* Written problem
Transcribe the material exactly. Images do not belong in the copy.

::: Source material :::

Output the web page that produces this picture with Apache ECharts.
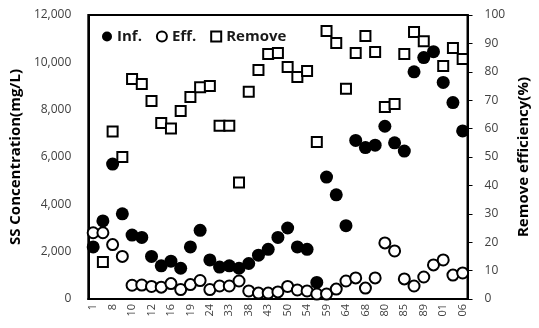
<!DOCTYPE html>
<html>
<head>
<meta charset="utf-8">
<script src="https://cdn.jsdelivr.net/npm/echarts@6/dist/echarts.min.js"></script>
<style>
html,body{margin:0;padding:0;background:#fff;}
#chart{width:539px;height:328px;}
</style>
</head>
<body>
<div id="chart"></div>
<script>
// Tick labels shown on the x axis (every other sample)
var tickLabels = ['1','8','10','12','16','19','24','33','38','43','50','54','59','64','68','80','85','89','01','06'];
// Influent SS (mg/L)
var infValues = [2200, 3300, 5700, 3600, 2700, 2600, 1800, 1400, 1600, 1300, 2200, 2900, 1650, 1350, 1400, 1300, 1500, 1850, 2100, 2600, 3000, 2200, 2100, 700, 5150, 4400, 3100, 6700, 6400, 6500, 7300, 6600, 6250, 9600, 10200, 10450, 9150, 8300, 7100];
// Effluent SS (mg/L)
var effValues = [2800, 2800, 2300, 1800, 580, 590, 530, 500, 650, 400, 610, 780, 400, 550, 550, 760, 340, 250, 250, 300, 530, 380, 340, 210, 210, 420, 760, 890, 460, 890, 2370, 2030, 850, 550, 930, 1440, 1650, 1010, 1100];
// Removal efficiency (%)
var removeValues = [null, 13, 59, 50, 77.5, 75.7, 69.7, 62, 60, 66.2, 71.1, 74.6, 75, 61, 61, 41, 73, 80.6, 86.3, 86.6, 81.7, 78.2, 80.3, 55.3, 94.4, 90.1, 74, 86.6, 92.6, 87, 67.6, 68.7, 86.3, 94, 90.8, null, 82, 88.4, 84.5];

// categories: labelled samples at even positions, unlabelled in between
var categories = [];
for (var i = 0; i < infValues.length; i++) {
  categories.push(i % 2 === 0 ? tickLabels[i / 2] : '');
}

var FONT = '"Open Sans", "DejaVu Sans", sans-serif';
var chart = echarts.init(document.getElementById('chart'), null, {renderer: 'canvas'});
chart.setOption({
  animation: false,
  backgroundColor: '#fff',
  textStyle: {fontFamily: FONT},
  grid: {left: 88, right: 65, top: 15, bottom: 29, show: true, borderColor: '#000', borderWidth: 2, backgroundColor: 'transparent'},
  legend: {
    left: 97, top: 24,
    itemWidth: 10, itemHeight: 10, itemGap: 14,
    textStyle: {fontFamily: FONT, fontSize: 15, fontWeight: 'bold', color: '#1a1a1a'},
    data: ['Inf.', 'Eff.', 'Remove']
  },
  xAxis: {
    type: 'category',
    data: categories,
    boundaryGap: true,
    axisLine: {lineStyle: {color: '#000', width: 2}},
    axisTick: {show: false},
    axisLabel: {interval: 0, rotate: 90, fontSize: 11, color: '#404040', margin: 5, fontFamily: FONT},
    splitLine: {show: false}
  },
  yAxis: [{
    type: 'value', min: 0, max: 12000, interval: 2000,
    name: 'SS Concentration(mg/L)', nameLocation: 'middle', nameRotate: 90, nameGap: 59,
    nameTextStyle: {fontFamily: FONT, fontSize: 15, fontWeight: 'bold', color: '#000'},
    axisLine: {show: true, lineStyle: {color: '#000', width: 2}},
    axisTick: {show: false},
    axisLabel: {fontSize: 12, color: '#404040', margin: 17, fontFamily: FONT,
      formatter: function (v) { return v.toLocaleString('en-US'); }},
    splitLine: {show: false}
  }, {
    type: 'value', min: 0, max: 100, interval: 10, position: 'right',
    name: 'Remove efficiency(%)', nameLocation: 'middle', nameRotate: 90, nameGap: 42,
    nameTextStyle: {fontFamily: FONT, fontSize: 15, fontWeight: 'bold', color: '#000'},
    axisLine: {show: true, lineStyle: {color: '#000', width: 2}},
    axisTick: {show: true, inside: false, length: 5, lineStyle: {color: '#000', width: 1}},
    axisLabel: {fontSize: 12, color: '#404040', margin: 17, fontFamily: FONT},
    splitLine: {show: false}
  }],
  series: [{
    name: 'Inf.', type: 'scatter', data: infValues, symbol: 'circle', symbolSize: 13,
    itemStyle: {color: '#000', opacity: 1}, z: 2
  }, {
    name: 'Eff.', type: 'scatter', data: effValues, symbol: 'circle', symbolSize: 11,
    itemStyle: {color: '#fff', borderColor: '#000', borderWidth: 2, opacity: 1}, z: 3
  }, {
    name: 'Remove', type: 'scatter', yAxisIndex: 1, data: removeValues, symbol: 'rect', symbolSize: 10,
    itemStyle: {color: '#fff', borderColor: '#000', borderWidth: 2, opacity: 1}, z: 4
  }]
});
</script>
</body>
</html>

:::

* Problem solution
Output the web page that produces this picture with Apache ECharts.
<!DOCTYPE html>
<html>
<head>
<meta charset="utf-8">
<script src="https://cdn.jsdelivr.net/npm/echarts@6/dist/echarts.min.js"></script>
<style>
html,body{margin:0;padding:0;background:#fff;}
#chart{width:539px;height:328px;}
</style>
</head>
<body>
<div id="chart"></div>
<script>
// Tick labels shown on the x axis (every other sample)
var tickLabels = ['1','8','10','12','16','19','24','33','38','43','50','54','59','64','68','80','85','89','01','06'];
// Influent SS (mg/L)
var infValues = [2200, 3300, 5700, 3600, 2700, 2600, 1800, 1400, 1600, 1300, 2200, 2900, 1650, 1350, 1400, 1300, 1500, 1850, 2100, 2600, 3000, 2200, 2100, 700, 5150, 4400, 3100, 6700, 6400, 6500, 7300, 6600, 6250, 9600, 10200, 10450, 9150, 8300, 7100];
// Effluent SS (mg/L)
var effValues = [2800, 2800, 2300, 1800, 580, 590, 530, 500, 650, 400, 610, 780, 400, 550, 550, 760, 340, 250, 250, 300, 530, 380, 340, 210, 210, 420, 760, 890, 460, 890, 2370, 2030, 850, 550, 930, 1440, 1650, 1010, 1100];
// Removal efficiency (%)
var removeValues = [null, 13, 59, 50, 77.5, 75.7, 69.7, 62, 60, 66.2, 71.1, 74.6, 75, 61, 61, 41, 73, 80.6, 86.3, 86.6, 81.7, 78.2, 80.3, 55.3, 94.4, 90.1, 74, 86.6, 92.6, 87, 67.6, 68.7, 86.3, 94, 90.8, null, 82, 88.4, 84.5];

// categories: labelled samples at even positions, unlabelled in between
var categories = [];
for (var i = 0; i < infValues.length; i++) {
  categories.push(i % 2 === 0 ? tickLabels[i / 2] : '');
}

var FONT = '"Open Sans", "DejaVu Sans", sans-serif';
var chart = echarts.init(document.getElementById('chart'), null, {renderer: 'canvas'});
chart.setOption({
  animation: false,
  backgroundColor: '#fff',
  textStyle: {fontFamily: FONT},
  grid: {left: 88, right: 65, top: 15, bottom: 29, show: true, borderColor: '#000', borderWidth: 2, backgroundColor: 'transparent'},
  legend: {
    left: 97, top: 24,
    itemWidth: 10, itemHeight: 10, itemGap: 14,
    textStyle: {fontFamily: FONT, fontSize: 15, fontWeight: 'bold', color: '#1a1a1a'},
    data: ['Inf.', 'Eff.', 'Remove']
  },
  xAxis: {
    type: 'category',
    data: categories,
    boundaryGap: true,
    axisLine: {lineStyle: {color: '#000', width: 2}},
    axisTick: {show: false},
    axisLabel: {interval: 0, rotate: 90, fontSize: 11, color: '#404040', margin: 5, fontFamily: FONT},
    splitLine: {show: false}
  },
  yAxis: [{
    type: 'value', min: 0, max: 12000, interval: 2000,
    name: 'SS Concentration(mg/L)', nameLocation: 'middle', nameRotate: 90, nameGap: 59,
    nameTextStyle: {fontFamily: FONT, fontSize: 15, fontWeight: 'bold', color: '#000'},
    axisLine: {show: true, lineStyle: {color: '#000', width: 2}},
    axisTick: {show: false},
    axisLabel: {fontSize: 12, color: '#404040', margin: 17, fontFamily: FONT,
      formatter: function (v) { return v.toLocaleString('en-US'); }},
    splitLine: {show: false}
  }, {
    type: 'value', min: 0, max: 100, interval: 10, position: 'right',
    name: 'Remove efficiency(%)', nameLocation: 'middle', nameRotate: 90, nameGap: 42,
    nameTextStyle: {fontFamily: FONT, fontSize: 15, fontWeight: 'bold', color: '#000'},
    axisLine: {show: true, lineStyle: {color: '#000', width: 2}},
    axisTick: {show: true, inside: false, length: 5, lineStyle: {color: '#000', width: 1}},
    axisLabel: {fontSize: 12, color: '#404040', margin: 17, fontFamily: FONT},
    splitLine: {show: false}
  }],
  series: [{
    name: 'Inf.', type: 'scatter', data: infValues, symbol: 'circle', symbolSize: 13,
    itemStyle: {color: '#000', opacity: 1}, z: 2
  }, {
    name: 'Eff.', type: 'scatter', data: effValues, symbol: 'circle', symbolSize: 11,
    itemStyle: {color: '#fff', borderColor: '#000', borderWidth: 2, opacity: 1}, z: 3
  }, {
    name: 'Remove', type: 'scatter', yAxisIndex: 1, data: removeValues, symbol: 'rect', symbolSize: 10,
    itemStyle: {color: '#fff', borderColor: '#000', borderWidth: 2, opacity: 1}, z: 4
  }]
});
</script>
</body>
</html>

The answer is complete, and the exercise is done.